- PROBLEM REQUIREMENTS -
Return all lines with the word "this" in them.

- EXCERPTED DATA -

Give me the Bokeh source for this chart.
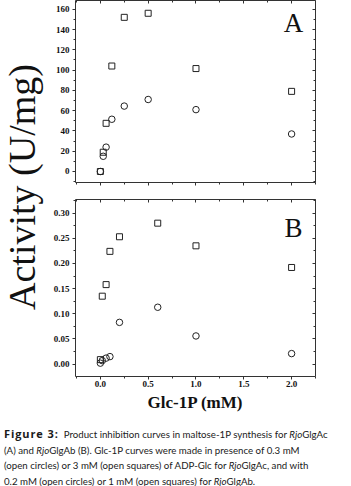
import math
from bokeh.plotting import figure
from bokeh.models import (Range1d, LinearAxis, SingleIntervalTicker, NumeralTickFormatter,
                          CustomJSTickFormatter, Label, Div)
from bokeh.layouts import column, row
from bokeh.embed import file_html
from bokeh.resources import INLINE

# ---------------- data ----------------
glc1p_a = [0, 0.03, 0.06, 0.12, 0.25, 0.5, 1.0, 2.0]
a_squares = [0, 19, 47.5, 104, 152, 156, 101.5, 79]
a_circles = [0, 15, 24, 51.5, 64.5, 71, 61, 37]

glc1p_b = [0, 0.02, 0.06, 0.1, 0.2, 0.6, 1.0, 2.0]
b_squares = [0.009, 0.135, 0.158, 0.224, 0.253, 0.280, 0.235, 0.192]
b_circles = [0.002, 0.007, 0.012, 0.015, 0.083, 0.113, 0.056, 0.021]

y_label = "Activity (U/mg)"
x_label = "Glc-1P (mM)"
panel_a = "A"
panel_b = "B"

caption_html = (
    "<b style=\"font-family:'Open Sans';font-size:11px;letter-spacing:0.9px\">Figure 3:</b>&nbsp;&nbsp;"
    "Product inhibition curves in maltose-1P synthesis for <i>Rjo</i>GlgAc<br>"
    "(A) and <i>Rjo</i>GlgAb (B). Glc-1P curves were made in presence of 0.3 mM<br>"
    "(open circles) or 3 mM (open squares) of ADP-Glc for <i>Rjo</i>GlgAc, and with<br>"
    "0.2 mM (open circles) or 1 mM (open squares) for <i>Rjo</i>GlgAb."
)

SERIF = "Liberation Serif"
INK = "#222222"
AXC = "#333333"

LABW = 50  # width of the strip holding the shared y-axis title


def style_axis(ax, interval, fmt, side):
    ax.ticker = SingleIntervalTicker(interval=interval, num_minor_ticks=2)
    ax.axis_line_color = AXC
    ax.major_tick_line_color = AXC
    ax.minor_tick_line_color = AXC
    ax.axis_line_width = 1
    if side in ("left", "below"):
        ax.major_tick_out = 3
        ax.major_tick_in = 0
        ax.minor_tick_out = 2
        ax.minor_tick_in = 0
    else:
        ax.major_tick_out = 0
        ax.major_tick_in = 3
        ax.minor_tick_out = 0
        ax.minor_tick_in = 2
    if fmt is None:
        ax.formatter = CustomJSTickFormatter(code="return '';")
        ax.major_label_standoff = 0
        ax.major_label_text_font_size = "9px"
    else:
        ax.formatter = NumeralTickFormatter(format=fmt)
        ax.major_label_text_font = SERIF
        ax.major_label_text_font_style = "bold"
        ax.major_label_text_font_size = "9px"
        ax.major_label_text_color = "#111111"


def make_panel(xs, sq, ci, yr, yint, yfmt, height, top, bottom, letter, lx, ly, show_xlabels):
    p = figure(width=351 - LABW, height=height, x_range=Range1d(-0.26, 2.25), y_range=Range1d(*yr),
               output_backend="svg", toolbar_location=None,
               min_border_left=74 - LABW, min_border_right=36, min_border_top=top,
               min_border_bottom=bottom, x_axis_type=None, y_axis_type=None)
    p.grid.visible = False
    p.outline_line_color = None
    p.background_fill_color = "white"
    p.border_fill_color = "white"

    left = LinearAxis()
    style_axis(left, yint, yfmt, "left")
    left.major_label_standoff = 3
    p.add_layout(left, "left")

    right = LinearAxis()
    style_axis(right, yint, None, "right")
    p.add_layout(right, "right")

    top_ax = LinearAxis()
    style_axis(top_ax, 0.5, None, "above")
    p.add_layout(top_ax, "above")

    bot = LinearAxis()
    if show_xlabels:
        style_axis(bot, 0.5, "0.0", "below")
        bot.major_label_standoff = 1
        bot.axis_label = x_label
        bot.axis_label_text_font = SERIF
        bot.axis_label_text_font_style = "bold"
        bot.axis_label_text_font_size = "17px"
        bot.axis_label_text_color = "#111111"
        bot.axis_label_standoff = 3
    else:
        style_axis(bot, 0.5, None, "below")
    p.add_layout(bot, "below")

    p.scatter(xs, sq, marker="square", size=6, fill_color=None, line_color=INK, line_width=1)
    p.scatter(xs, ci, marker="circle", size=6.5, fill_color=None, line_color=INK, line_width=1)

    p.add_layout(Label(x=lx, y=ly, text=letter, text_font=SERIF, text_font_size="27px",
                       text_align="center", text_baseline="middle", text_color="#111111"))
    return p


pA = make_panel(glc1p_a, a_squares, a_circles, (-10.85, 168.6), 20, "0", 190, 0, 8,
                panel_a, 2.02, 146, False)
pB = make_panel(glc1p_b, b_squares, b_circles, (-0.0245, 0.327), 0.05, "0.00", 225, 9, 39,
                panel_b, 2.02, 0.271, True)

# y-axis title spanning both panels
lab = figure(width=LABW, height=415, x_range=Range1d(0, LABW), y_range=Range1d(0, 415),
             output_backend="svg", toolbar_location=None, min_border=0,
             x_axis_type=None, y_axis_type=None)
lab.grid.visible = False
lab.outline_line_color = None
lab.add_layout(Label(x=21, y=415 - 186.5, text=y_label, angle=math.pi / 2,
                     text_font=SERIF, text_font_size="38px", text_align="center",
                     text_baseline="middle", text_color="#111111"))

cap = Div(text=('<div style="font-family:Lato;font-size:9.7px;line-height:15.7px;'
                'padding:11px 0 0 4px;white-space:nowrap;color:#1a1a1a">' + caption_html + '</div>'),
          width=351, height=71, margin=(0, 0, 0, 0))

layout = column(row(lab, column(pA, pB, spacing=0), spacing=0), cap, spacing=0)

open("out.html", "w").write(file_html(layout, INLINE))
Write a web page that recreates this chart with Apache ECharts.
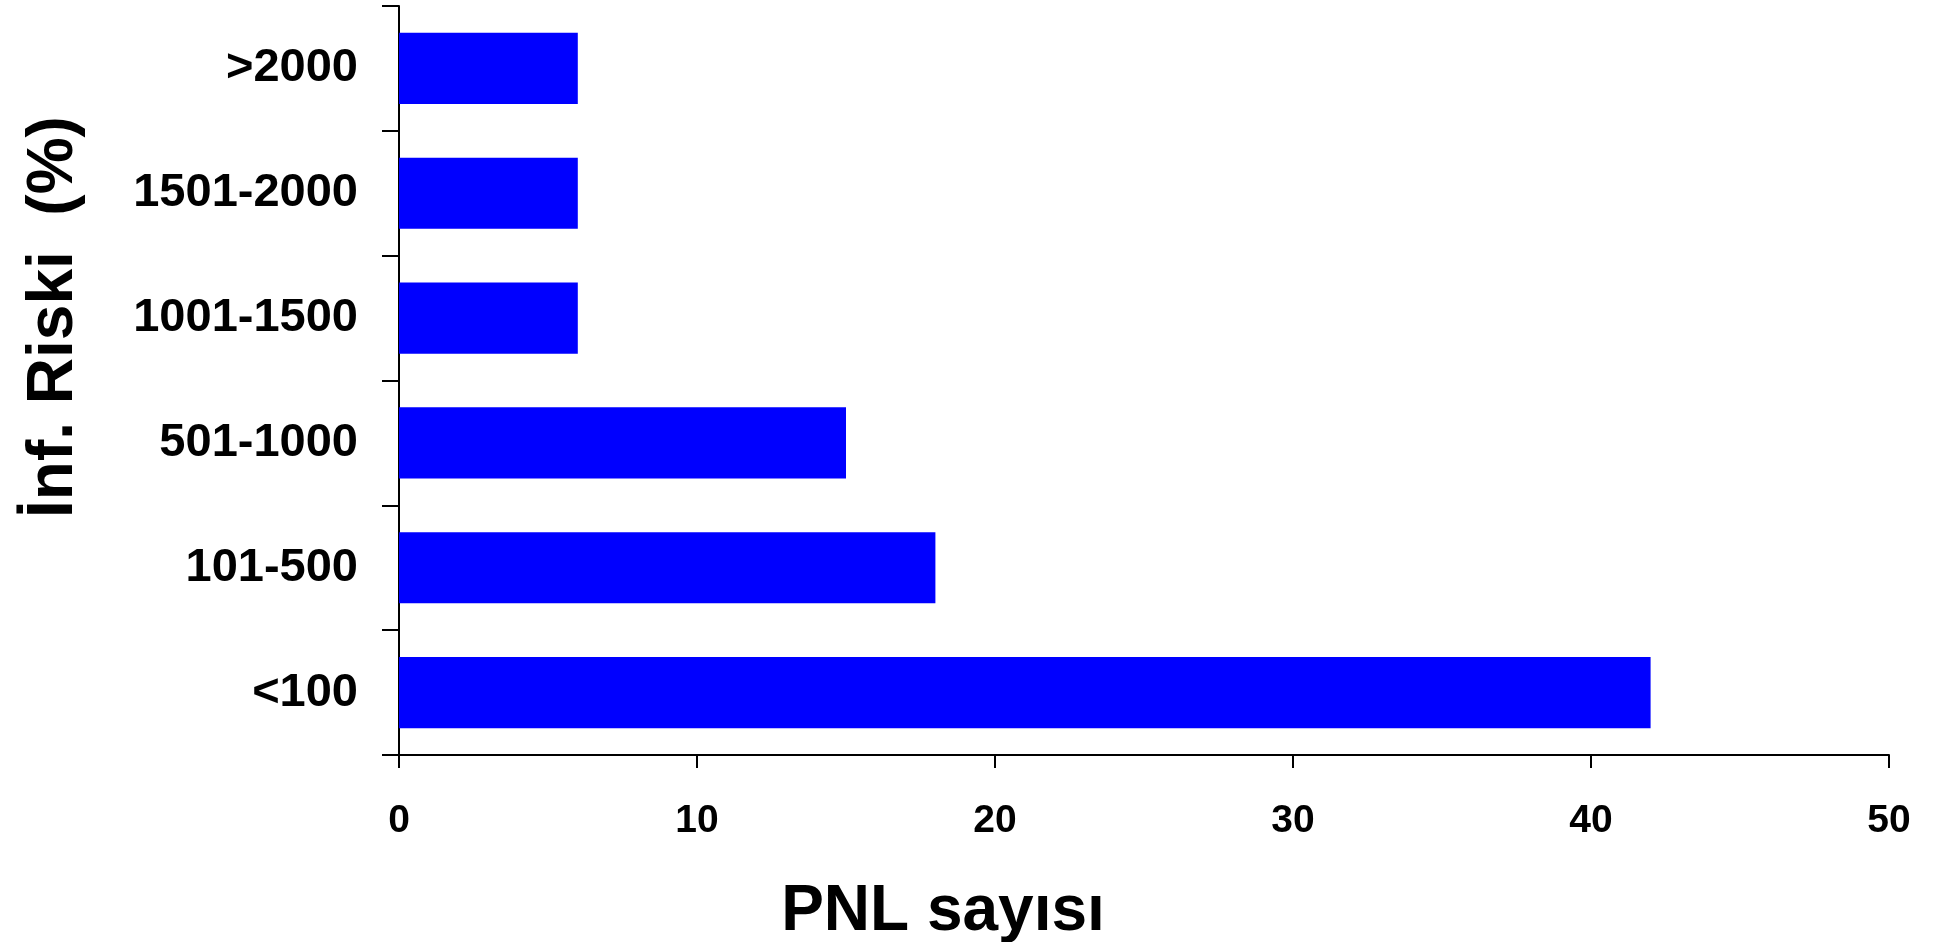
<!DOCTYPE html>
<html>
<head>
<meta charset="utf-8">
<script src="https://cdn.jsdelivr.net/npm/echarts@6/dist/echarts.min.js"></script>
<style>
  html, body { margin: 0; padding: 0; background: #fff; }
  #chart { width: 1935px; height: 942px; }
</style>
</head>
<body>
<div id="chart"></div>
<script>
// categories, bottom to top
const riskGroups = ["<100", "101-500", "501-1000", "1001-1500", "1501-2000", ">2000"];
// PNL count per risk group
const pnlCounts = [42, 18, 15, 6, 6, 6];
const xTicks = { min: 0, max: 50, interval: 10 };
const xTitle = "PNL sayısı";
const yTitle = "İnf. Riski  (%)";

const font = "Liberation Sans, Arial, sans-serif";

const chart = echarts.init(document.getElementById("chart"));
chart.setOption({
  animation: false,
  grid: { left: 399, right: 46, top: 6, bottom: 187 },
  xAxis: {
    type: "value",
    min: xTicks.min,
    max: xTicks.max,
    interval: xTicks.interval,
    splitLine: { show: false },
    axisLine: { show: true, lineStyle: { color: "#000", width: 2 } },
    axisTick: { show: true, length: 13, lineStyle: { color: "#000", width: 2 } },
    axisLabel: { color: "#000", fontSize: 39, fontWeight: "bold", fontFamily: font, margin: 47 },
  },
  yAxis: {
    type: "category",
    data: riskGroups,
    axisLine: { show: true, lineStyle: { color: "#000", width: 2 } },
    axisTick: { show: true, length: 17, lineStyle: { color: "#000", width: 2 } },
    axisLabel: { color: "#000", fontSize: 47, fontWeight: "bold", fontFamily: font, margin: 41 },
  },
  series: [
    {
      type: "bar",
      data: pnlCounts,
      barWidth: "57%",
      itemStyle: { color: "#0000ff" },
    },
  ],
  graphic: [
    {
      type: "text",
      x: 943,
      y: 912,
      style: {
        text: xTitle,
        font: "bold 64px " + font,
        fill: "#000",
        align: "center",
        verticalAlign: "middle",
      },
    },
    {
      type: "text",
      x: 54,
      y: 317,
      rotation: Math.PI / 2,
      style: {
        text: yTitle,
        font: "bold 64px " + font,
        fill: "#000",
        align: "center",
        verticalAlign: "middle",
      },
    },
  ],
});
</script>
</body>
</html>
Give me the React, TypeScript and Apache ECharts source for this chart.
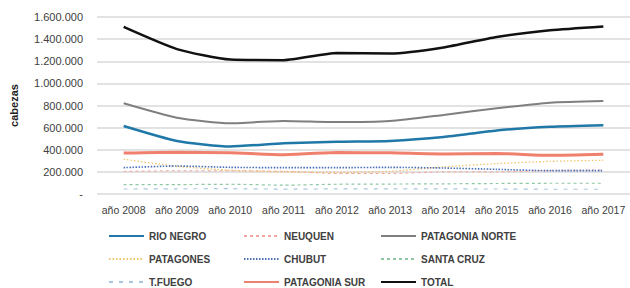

- EXERCISE RESPONSE -
Give me the Bokeh source for this chart.
Write a web page that recreates this chart with Apache ECharts.
Give me the React, TypeScript and Apache ECharts source for this chart.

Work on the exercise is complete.